2. The method for producing a multi-layer printed wiring board according to claim 1, wherein said carbon dioxide gas laser has an energy of from 20 to 60 mJ/pulse.

3. The method for producing a multi-layer printed wiring board according to claim 1, wherein said second thickness is from 3 to 7 μm.

4. The method for producing a multi-layer printed wiring board according to claim 1, wherein said auxiliary material comprises a resin composition comprising: 3 to 97% by volume of at least one powder selected from the group consisting of a metal compound powder having a melting point of at least 900° C., a bond energy of at least 300 KJ/mol, and having a carboxyl group in its molecule, a carbon powder, and a metal powder.

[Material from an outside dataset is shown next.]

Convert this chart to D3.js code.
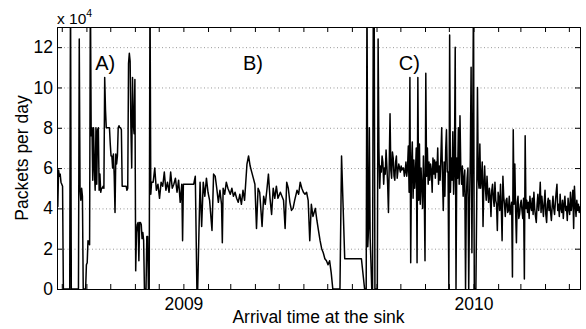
<!DOCTYPE html>
<html>
<head>
<meta charset="utf-8">
<script src="https://cdn.jsdelivr.net/npm/d3@7"></script>
<style>
  body { margin: 0; background: #fff; }
  svg { display: block; font-family: "Liberation Sans", Helvetica, Arial, sans-serif; }
  .axis path, .axis line { stroke: #000; }
  .grid line { stroke: #999; stroke-dasharray: 1,2.5; }
</style>
</head>
<body>
<div id="chart"></div>
<script>
// series starts on this day; readings are [day offset, packets / 1e4]
var startDate = new Date(2008, 6, 26);
var endDate = new Date(2010, 4, 15);

// period A (start of deployment)
var periodA = [
  [0,4.2],[1,4.1],[2,5.9],[3,5.6],[4,5.7],[5,5.3],[6,5.2],[7,5.1],[8,0],[16,0],
  [17,15],[18,0],[27,0],[28,12.4],[29,5.0],[30,4.4],[31,5.0],[32,4.6],[33,0],[36,0],
  [37,1.2],[38,1.3],[39,2.4],[40,2.3],[41,2.2],[42,15],[43,7.6],[44,8.0],[45,5.4],[46,8.0],
  [47,6.0],[48,4.9],[49,8.0],[50,5.2],[51,7.9],[52,8.0],[53,4.9],[54,5.7],[55,4.8],[56,5.0],
  [57,5.0],[58,5.1],[59,5.0],[60,10.5],[61,8.9],[62,8.0],[63,8.0],[64,8.0],[65,8.0],[66,8.0],
  [67,7.2],[68,6.6],[69,6.6],[70,6.0],[71,6.7],[72,5.6],[73,3.8],[74,6.7],[75,6.2],[76,6.6],
  [77,8.0],[78,8.1],[79,8.0],[80,8.0],[81,7.9],[82,5.1],[83,5.1],[84,5.1],[85,5.1],[86,5.1],
  [87,5.1],[88,4.9],[89,5.0],[90,11.2],[91,11.7],[92,11.3],[93,8.0],[94,6.0],[95,10.5],[96,8.2],
  [97,7.7],[98,10.4],[99,0.9],[100,2.8],[101,3.2],[102,3.3],[103,1.4],[104,3.3],[105,3.3],[106,3.2],
  [107,2.5],[108,2.8],[109,2.4],[110,0],[112,0],[113,2.6],[114,2.6],[115,0],[116,0],[117,15]
];

// period B (2009, stable then decaying)
var periodB = [
  [118,4.7],[119,5.3],[121,5.3],[123,6.0],[125,4.9],[127,5.2],[129,4.5],[131,5.3],[133,5.1],[135,5.8],
  [137,4.9],[139,5.3],[141,4.8],[143,5.8],[145,5.0],[147,5.2],[149,5.5],[151,4.8],[153,5.4],[155,4.3],
  [157,5.2],[158,2.4],[159,5.2],[172,5.2],[174,5.6],[176,0],[177,0],[180,5.3],[182,3.1],[184,5.3],
  [186,4.6],[188,5.5],[190,4.8],[192,4.4],[195,2.9],[197,5.7],[199,5.6],[201,5.0],[203,4.3],[205,4.9],
  [207,4.2],[208,2.3],[209,5.0],[211,4.7],[213,5.3],[215,5.0],[218,4.7],[220,5.0],[222,4.6],[224,4.8],
  [226,4.5],[228,4.3],[230,4.7],[232,4.2],[234,4.9],[236,4.4],[239,6.2],[241,6.6],[243,6.1],[245,5.8],
  [247,5.5],[249,5.2],[251,3.0],[253,5.0],[255,4.8],[258,3.1],[260,4.6],[262,4.2],[264,4.9],[266,5.7],
  [268,4.5],[270,3.7],[272,5.0],[274,4.5],[276,5.1],[278,4.5],[281,4.8],[283,4.6],[285,4.4],[287,3.0],
  [289,5.3],[291,5.0],[293,4.3],[295,3.9],[297,4.0],[299,4.4],[302,4.9],[304,4.7],[306,5.3],[308,5.0],
  [310,4.8],[312,4.7],[314,4.8],[316,4.4],[318,2.4],[320,4.2],[322,3.6],[325,4.0],[327,3.4],[329,2.9],
  [331,2.4],[333,2.0],[335,1.8],[337,1.5],[339,1.4],[341,1.2],[343,1.4],[345,0.8],[347,0],[356,0],
  [358,6.6],[362,1.5],[383,1.5],[387,0],[389,0]
];

// restart before period C
var restart = [
  [390,15],[391,2.1],[392,3.0],[393,8.0],[394,2.5],[395,1.3],[396,0],[397,0],[398,15],[399,15],
  [400,0],[403,0]
];

// period C, one reading per day from day 404
var periodCStart = 404;
var periodC = [
  12.4, 7.0,
  5.0, 6.1, 5.8, 6.6, 6.3, 5.2, 6.0, 5.7, 6.9, 6.1,
  5.2, 3.8, 6.2, 8.7, 5.9, 5.5, 6.8, 6.5, 5.6, 5.4,
  6.3, 6.6, 5.5, 5.9, 6.2, 6.0, 5.8, 6.1, 5.9, 6.0,
  6.0, 5.6, 5.8, 6.3, 5.6, 6.0, 7.1, 4.8, 10.5, 1.3,
  6.2, 7.3, 4.5, 6.4, 5.0, 5.8, 7.0, 1.3, 10.5, 4.4,
  7.2, 4.2, 6.0, 5.1, 4.0, 6.6, 5.0, 1.4, 10.7, 5.6,
  7.0, 5.2, 6.3, 5.4, 6.2, 5.9, 4.8, 6.5, 5.7, 6.4,
  5.5, 6.3, 5.8, 7.0, 5.2, 6.1, 5.4, 6.6, 8.0, 5.5,
  3.9, 6.3, 4.6, 6.9, 7.9, 5.8, 5.8, 0, 12.6, 4.8,
  6.5, 5.4, 7.8, 4.7, 6.1, 12.0, 0, 6.5, 5.5, 8.0,
  5.2, 8.6, 6.0, 5.2, 6.1, 4.6, 5.5, 5.9, 0, 4.6,
  5.5, 6.0, 0, 4.2, 6.5, 11.0, 1.8, 7.4, 15, 0,
  0, 0, 4.0, 10.0, 5.5, 5.0, 7.2, 5.0, 5.5, 6.3,
  3.1, 5.2, 6.1, 5.0, 4.4, 5.6, 4.8, 4.3, 5.0, 4.6,
  3.6, 4.9, 5.2, 4.5, 4.1, 5.3, 4.4, 4.2, 2.9, 4.8,
  4.5, 3.9, 5.2, 4.0, 2.4, 5.6, 4.6, 4.2, 3.6, 4.4,
  4.5, 3.8, 3.9, 4.6, 3.7, 4.0, 4.3, 0.6, 7.9, 4.2,
  6.2, 3.9, 2.3, 4.3, 4.6, 3.5, 3.7, 4.2, 4.4, 3.9,
  3.5, 4.5, 0.5, 7.6, 4.0, 4.4, 3.8, 4.3, 3.5, 4.6,
  4.1, 3.9, 4.5, 3.7, 4.8, 4.0, 3.6, 3.3, 4.2, 4.7,
  3.9, 4.4, 5.3, 3.8, 4.6, 4.1, 3.6, 4.3, 4.9, 3.7,
  3.3, 4.2, 4.5, 3.9, 4.4, 3.8, 3.4, 4.1, 4.6, 4.0,
  3.7, 4.3, 4.8, 5.2, 3.9, 4.2, 3.6, 4.7, 4.0, 3.8,
  4.4, 3.5, 4.2, 4.6, 3.9, 4.1, 3.4, 4.5, 4.0, 3.7,
  4.8, 3.9, 4.3, 4.9, 3.0, 5.1, 4.2, 3.6, 4.4, 3.9,
  4.2, 3.8, 4.1
];

var yTicks = [0, 2, 4, 6, 8, 10, 12];
var labels = [
  {text: 'A)', day: 48},
  {text: 'B)', day: 234},
  {text: 'C)', day: 430}
];

var margin = {top: 27, right: 6, bottom: 40, left: 57};
var width = 586 - margin.left - margin.right;
var height = 329 - margin.top - margin.bottom;

var data = periodA.concat(periodB, restart)
  .concat(periodC.map(function(v, i) { return [periodCStart + i, v]; }))
  .map(function(d) { return {date: d3.timeDay.offset(startDate, d[0]), value: d[1]}; });

var x = d3.scaleTime().domain([startDate, endDate]).range([0, width]);
var y = d3.scaleLinear().domain([0, 13]).range([height, 0]);

var svg = d3.select('#chart').append('svg')
  .attr('width', 586)
  .attr('height', 329)
  .append('g')
  .attr('transform', 'translate(' + margin.left + ',' + margin.top + ')');

svg.append('clipPath').attr('id', 'clip')
  .append('rect').attr('width', width).attr('height', height);

// dotted horizontal grid
svg.append('g')
  .attr('class', 'grid')
  .call(d3.axisLeft(y).tickValues(yTicks.slice(1)).tickSize(-width).tickFormat(''))
  .call(function(g) { g.select('.domain').remove(); });

// the data line
var line = d3.line()
  .x(function(d) { return x(d.date); })
  .y(function(d) { return y(d.value); });

svg.append('path')
  .datum(data)
  .attr('clip-path', 'url(#clip)')
  .attr('fill', 'none')
  .attr('stroke', '#000')
  .attr('stroke-width', 1.5)
  .attr('stroke-linejoin', 'round')
  .attr('d', line);

var months = d3.timeMonth.range(d3.timeMonth.ceil(startDate), endDate);
var yearFmt = d3.timeFormat('%Y');

// axes, ticks pointing inward on all four sides
var xAxis = d3.axisBottom(x).tickValues(months).tickSize(-5).tickPadding(9)
  .tickFormat(function(d) { return d.getMonth() === 0 ? yearFmt(d) : ''; });

svg.append('g')
  .attr('class', 'x axis')
  .attr('transform', 'translate(0,' + height + ')')
  .call(xAxis)
  .call(function(g) { g.selectAll('text').style('font-size', '17.5px').attr('fill', '#000'); });

svg.append('g')
  .attr('class', 'axis')
  .call(d3.axisTop(x).tickValues(months).tickSize(-5).tickFormat(''));

svg.append('g')
  .attr('class', 'y axis')
  .call(d3.axisLeft(y).tickValues(yTicks).tickSize(-5).tickPadding(4))
  .call(function(g) { g.selectAll('text').style('font-size', '17.5px').attr('fill', '#000'); });

svg.append('g')
  .attr('class', 'axis')
  .attr('transform', 'translate(' + width + ',0)')
  .call(d3.axisRight(y).tickValues(yTicks).tickSize(-5).tickFormat(''));

// exponent marker
var expo = svg.append('text')
  .attr('x', 0)
  .attr('y', -3)
  .style('font-size', '15.5px');
expo.append('tspan').text('x 10');
expo.append('tspan').attr('dy', -7).style('font-size', '10.5px').text('4');

// period labels
svg.selectAll('.period')
  .data(labels)
  .enter().append('text')
  .attr('class', 'period')
  .attr('x', function(d) { return x(d3.timeDay.offset(startDate, d.day)); })
  .attr('y', 43)
  .style('font-size', '20px')
  .text(function(d) { return d.text; });

svg.append('text')
  .attr('x', width / 2)
  .attr('y', height + 34)
  .attr('text-anchor', 'middle')
  .style('font-size', '17.5px')
  .text('Arrival time at the sink');

svg.append('text')
  .attr('transform', 'rotate(-90)')
  .attr('x', -131)
  .attr('y', -29)
  .attr('text-anchor', 'middle')
  .style('font-size', '17.5px')
  .text('Packets per day');
</script>
</body>
</html>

5. The method for producing a multi-layer printed wiring board according to claim 4, said resin composition comprising a sheet or a coating.

6. The method for producing a multi-layered printed wiring board according to claim 1, wherein said chemically dissolving, comprises chemically dissolving with an acid etching solution.

7. The method for producing a multi-layer printed wiring board according to claim 1, said backup resin layer comprising a water-soluble resin or an organic solvent-soluble resin.